* Set exercise
Extract the whole listing as it stands. Do not include the pictures.

* Dataset content

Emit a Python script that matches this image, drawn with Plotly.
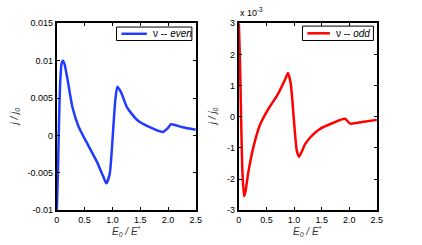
import plotly.graph_objects as go

# ---- data ----
x_even = [0.0, 0.02, 0.04, 0.06, 0.085, 0.11, 0.14, 0.19, 0.28, 0.39, 0.57, 0.72, 0.83, 0.89,
          0.95, 1.01, 1.05, 1.09, 1.16, 1.26, 1.44, 1.67, 1.91, 2.0, 2.05, 2.26, 2.5]
y_even = [-0.010, -0.005, 0.002, 0.007, 0.0096, 0.0100, 0.0095, 0.0076, 0.0038, 0.0012, -0.0014,
          -0.0035, -0.0054, -0.0064, -0.0052, 0.00035, 0.0046, 0.0065, 0.0057, 0.0038, 0.0021,
          0.0011, 0.00047, 0.0010, 0.0015, 0.0011, 0.00077]

x_odd = [0.0, 0.02, 0.04, 0.065, 0.095, 0.12, 0.17, 0.26, 0.38, 0.53, 0.70, 0.84, 0.89, 0.94,
         1.0, 1.05, 1.09, 1.2, 1.3, 1.46, 1.70, 1.92, 2.02, 2.23, 2.5]
y_odd_e3 = [3.0, 1.8, 0.0, -1.8, -2.55, -2.4, -1.8, -1.0, -0.27, 0.24, 0.7, 1.2, 1.4, 1.06,
            -0.17, -1.09, -1.28, -0.88, -0.65, -0.40, -0.2, -0.065, -0.22, -0.17, -0.1]

x_tickvals = [0, 0.5, 1.0, 1.5, 2.0, 2.5]
x_ticktext = ["0", "0.5", "1.0", "1.5", "2.0", "2.5"]
y1_tickvals = [-0.01, -0.005, 0, 0.005, 0.01, 0.015]
y1_ticktext = ["-0.01", "-0.005", "0", "0.005", "0.01", "0.015"]
y2_tickvals = [-3, -2, -1, 0, 1, 2, 3]
y2_ticktext = ["-3", "-2", "-1", "0", "1", "2", "3"]

names = ["\u03bd -- <i>even</i>", "\u03bd -- <i>odd</i>"]
colors = ["#1f3cff", "#ff0000"]

FONT = "Liberation Sans, Arial, sans-serif"
W, H = 422, 245


def px(v):
    return v / W


def py(v):
    return 1 - v / H


fig = go.Figure()
fig.add_trace(go.Scatter(x=x_even, y=y_even, mode="lines", name=names[0], showlegend=False,
                         line=dict(color=colors[0], width=2.5, shape="spline", smoothing=0.6),
                         xaxis="x", yaxis="y"))
fig.add_trace(go.Scatter(x=x_odd, y=y_odd_e3, mode="lines", name=names[1], showlegend=False,
                         line=dict(color=colors[1], width=2.5, shape="spline", smoothing=0.6),
                         xaxis="x2", yaxis="y2"))

axis_common = dict(showline=True, linecolor="black", linewidth=2, mirror="ticks",
                   ticks="inside", ticklen=3, tickwidth=1, tickcolor="black",
                   showgrid=False, zeroline=False, tickfont=dict(size=9, color="black", family=FONT))

xtitle = "<i>E<sub>0</sub> / E<sup>*</sup></i>"
ytitle = "<i>j / j<sub>0</sub></i>"

# plot frames in px
L1, R1, L2, R2, T, B = 55, 197, 241, 382, 19, 214

annotations = [
    dict(text="x 10<sup>-3</sup>", x=px(240), y=py(16), xanchor="left", yanchor="bottom"),
    dict(text=xtitle, x=px((L1 + R1) / 2), y=py(236), xanchor="center", yanchor="middle",
         font=dict(size=10, color="#333", family=FONT)),
    dict(text=xtitle, x=px((L2 + R2) / 2), y=py(236), xanchor="center", yanchor="middle",
         font=dict(size=10, color="#333", family=FONT)),
    dict(text=ytitle, x=px(12), y=py((T + B) / 2), xanchor="center", yanchor="middle", textangle=-90,
         font=dict(size=10, color="#333", family=FONT)),
    dict(text=ytitle, x=px(214), y=py((T + B) / 2), xanchor="center", yanchor="middle", textangle=-90,
         font=dict(size=10, color="#333", family=FONT)),
    dict(text=names[0], x=px(151), y=py(30), xanchor="left", yanchor="middle",
         font=dict(size=10, color="black", family=FONT)),
    dict(text=names[1], x=px(338), y=py(29.5), xanchor="left", yanchor="middle",
         font=dict(size=10, color="black", family=FONT)),
]
for a in annotations:
    a.setdefault("font", dict(size=9, color="black", family=FONT))
    a.update(xref="paper", yref="paper", showarrow=False)

shapes = [
    dict(type="rect", x0=px(116), x1=px(193), y0=py(37), y1=py(23),
         line=dict(color="black", width=1), fillcolor="white"),
    dict(type="line", x0=px(121), x1=px(147), y0=py(30), y1=py(30),
         line=dict(color=colors[0], width=2.5)),
    dict(type="rect", x0=px(306), x1=px(378.5), y0=py(37), y1=py(22),
         line=dict(color="black", width=1), fillcolor="white"),
    dict(type="line", x0=px(311), x1=px(334), y0=py(29.5), y1=py(29.5),
         line=dict(color=colors[1], width=2.5)),
]
for s in shapes:
    s.update(xref="paper", yref="paper", layer="above")

fig.update_layout(
    width=W, height=H, autosize=False,
    margin=dict(l=0, r=0, t=0, b=0),
    paper_bgcolor="white", plot_bgcolor="white",
    font=dict(family=FONT, size=9, color="black"),
    showlegend=False,
    hovermode=False,
    xaxis=dict(domain=[px(L1), px(R1)], range=[0, 2.5], tickmode="array",
               tickvals=x_tickvals, ticktext=x_ticktext, anchor="y", **axis_common),
    yaxis=dict(domain=[py(B), py(T)], range=[-0.01, 0.015], tickmode="array",
               tickvals=y1_tickvals, ticktext=y1_ticktext, anchor="x", **axis_common),
    xaxis2=dict(domain=[px(L2), px(R2)], range=[0, 2.5], tickmode="array",
                tickvals=x_tickvals, ticktext=x_ticktext, anchor="y2", **axis_common),
    yaxis2=dict(domain=[py(B), py(T)], range=[-3, 3], tickmode="array",
                tickvals=y2_tickvals, ticktext=y2_ticktext, anchor="x2", **axis_common),
    annotations=annotations,
    shapes=shapes,
)

fig.write_html("out.html",
               config={"displayModeBar": False, "staticPlot": True},
               post_script="document.body.style.margin='0';document.body.style.padding='0';"
                           "document.documentElement.style.overflow='hidden';")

* The result
Emit a Python script that matches this image, drawn with Plotly.
import plotly.graph_objects as go

# ---- data ----
x_even = [0.0, 0.02, 0.04, 0.06, 0.085, 0.11, 0.14, 0.19, 0.28, 0.39, 0.57, 0.72, 0.83, 0.89,
          0.95, 1.01, 1.05, 1.09, 1.16, 1.26, 1.44, 1.67, 1.91, 2.0, 2.05, 2.26, 2.5]
y_even = [-0.010, -0.005, 0.002, 0.007, 0.0096, 0.0100, 0.0095, 0.0076, 0.0038, 0.0012, -0.0014,
          -0.0035, -0.0054, -0.0064, -0.0052, 0.00035, 0.0046, 0.0065, 0.0057, 0.0038, 0.0021,
          0.0011, 0.00047, 0.0010, 0.0015, 0.0011, 0.00077]

x_odd = [0.0, 0.02, 0.04, 0.065, 0.095, 0.12, 0.17, 0.26, 0.38, 0.53, 0.70, 0.84, 0.89, 0.94,
         1.0, 1.05, 1.09, 1.2, 1.3, 1.46, 1.70, 1.92, 2.02, 2.23, 2.5]
y_odd_e3 = [3.0, 1.8, 0.0, -1.8, -2.55, -2.4, -1.8, -1.0, -0.27, 0.24, 0.7, 1.2, 1.4, 1.06,
            -0.17, -1.09, -1.28, -0.88, -0.65, -0.40, -0.2, -0.065, -0.22, -0.17, -0.1]

x_tickvals = [0, 0.5, 1.0, 1.5, 2.0, 2.5]
x_ticktext = ["0", "0.5", "1.0", "1.5", "2.0", "2.5"]
y1_tickvals = [-0.01, -0.005, 0, 0.005, 0.01, 0.015]
y1_ticktext = ["-0.01", "-0.005", "0", "0.005", "0.01", "0.015"]
y2_tickvals = [-3, -2, -1, 0, 1, 2, 3]
y2_ticktext = ["-3", "-2", "-1", "0", "1", "2", "3"]

names = ["\u03bd -- <i>even</i>", "\u03bd -- <i>odd</i>"]
colors = ["#1f3cff", "#ff0000"]

FONT = "Liberation Sans, Arial, sans-serif"
W, H = 422, 245


def px(v):
    return v / W


def py(v):
    return 1 - v / H


fig = go.Figure()
fig.add_trace(go.Scatter(x=x_even, y=y_even, mode="lines", name=names[0], showlegend=False,
                         line=dict(color=colors[0], width=2.5, shape="spline", smoothing=0.6),
                         xaxis="x", yaxis="y"))
fig.add_trace(go.Scatter(x=x_odd, y=y_odd_e3, mode="lines", name=names[1], showlegend=False,
                         line=dict(color=colors[1], width=2.5, shape="spline", smoothing=0.6),
                         xaxis="x2", yaxis="y2"))

axis_common = dict(showline=True, linecolor="black", linewidth=2, mirror="ticks",
                   ticks="inside", ticklen=3, tickwidth=1, tickcolor="black",
                   showgrid=False, zeroline=False, tickfont=dict(size=9, color="black", family=FONT))

xtitle = "<i>E<sub>0</sub> / E<sup>*</sup></i>"
ytitle = "<i>j / j<sub>0</sub></i>"

# plot frames in px
L1, R1, L2, R2, T, B = 55, 197, 241, 382, 19, 214

annotations = [
    dict(text="x 10<sup>-3</sup>", x=px(240), y=py(16), xanchor="left", yanchor="bottom"),
    dict(text=xtitle, x=px((L1 + R1) / 2), y=py(236), xanchor="center", yanchor="middle",
         font=dict(size=10, color="#333", family=FONT)),
    dict(text=xtitle, x=px((L2 + R2) / 2), y=py(236), xanchor="center", yanchor="middle",
         font=dict(size=10, color="#333", family=FONT)),
    dict(text=ytitle, x=px(12), y=py((T + B) / 2), xanchor="center", yanchor="middle", textangle=-90,
         font=dict(size=10, color="#333", family=FONT)),
    dict(text=ytitle, x=px(214), y=py((T + B) / 2), xanchor="center", yanchor="middle", textangle=-90,
         font=dict(size=10, color="#333", family=FONT)),
    dict(text=names[0], x=px(151), y=py(30), xanchor="left", yanchor="middle",
         font=dict(size=10, color="black", family=FONT)),
    dict(text=names[1], x=px(338), y=py(29.5), xanchor="left", yanchor="middle",
         font=dict(size=10, color="black", family=FONT)),
]
for a in annotations:
    a.setdefault("font", dict(size=9, color="black", family=FONT))
    a.update(xref="paper", yref="paper", showarrow=False)

shapes = [
    dict(type="rect", x0=px(116), x1=px(193), y0=py(37), y1=py(23),
         line=dict(color="black", width=1), fillcolor="white"),
    dict(type="line", x0=px(121), x1=px(147), y0=py(30), y1=py(30),
         line=dict(color=colors[0], width=2.5)),
    dict(type="rect", x0=px(306), x1=px(378.5), y0=py(37), y1=py(22),
         line=dict(color="black", width=1), fillcolor="white"),
    dict(type="line", x0=px(311), x1=px(334), y0=py(29.5), y1=py(29.5),
         line=dict(color=colors[1], width=2.5)),
]
for s in shapes:
    s.update(xref="paper", yref="paper", layer="above")

fig.update_layout(
    width=W, height=H, autosize=False,
    margin=dict(l=0, r=0, t=0, b=0),
    paper_bgcolor="white", plot_bgcolor="white",
    font=dict(family=FONT, size=9, color="black"),
    showlegend=False,
    hovermode=False,
    xaxis=dict(domain=[px(L1), px(R1)], range=[0, 2.5], tickmode="array",
               tickvals=x_tickvals, ticktext=x_ticktext, anchor="y", **axis_common),
    yaxis=dict(domain=[py(B), py(T)], range=[-0.01, 0.015], tickmode="array",
               tickvals=y1_tickvals, ticktext=y1_ticktext, anchor="x", **axis_common),
    xaxis2=dict(domain=[px(L2), px(R2)], range=[0, 2.5], tickmode="array",
                tickvals=x_tickvals, ticktext=x_ticktext, anchor="y2", **axis_common),
    yaxis2=dict(domain=[py(B), py(T)], range=[-3, 3], tickmode="array",
                tickvals=y2_tickvals, ticktext=y2_ticktext, anchor="x2", **axis_common),
    annotations=annotations,
    shapes=shapes,
)

fig.write_html("out.html",
               config={"displayModeBar": False, "staticPlot": True},
               post_script="document.body.style.margin='0';document.body.style.padding='0';"
                           "document.documentElement.style.overflow='hidden';")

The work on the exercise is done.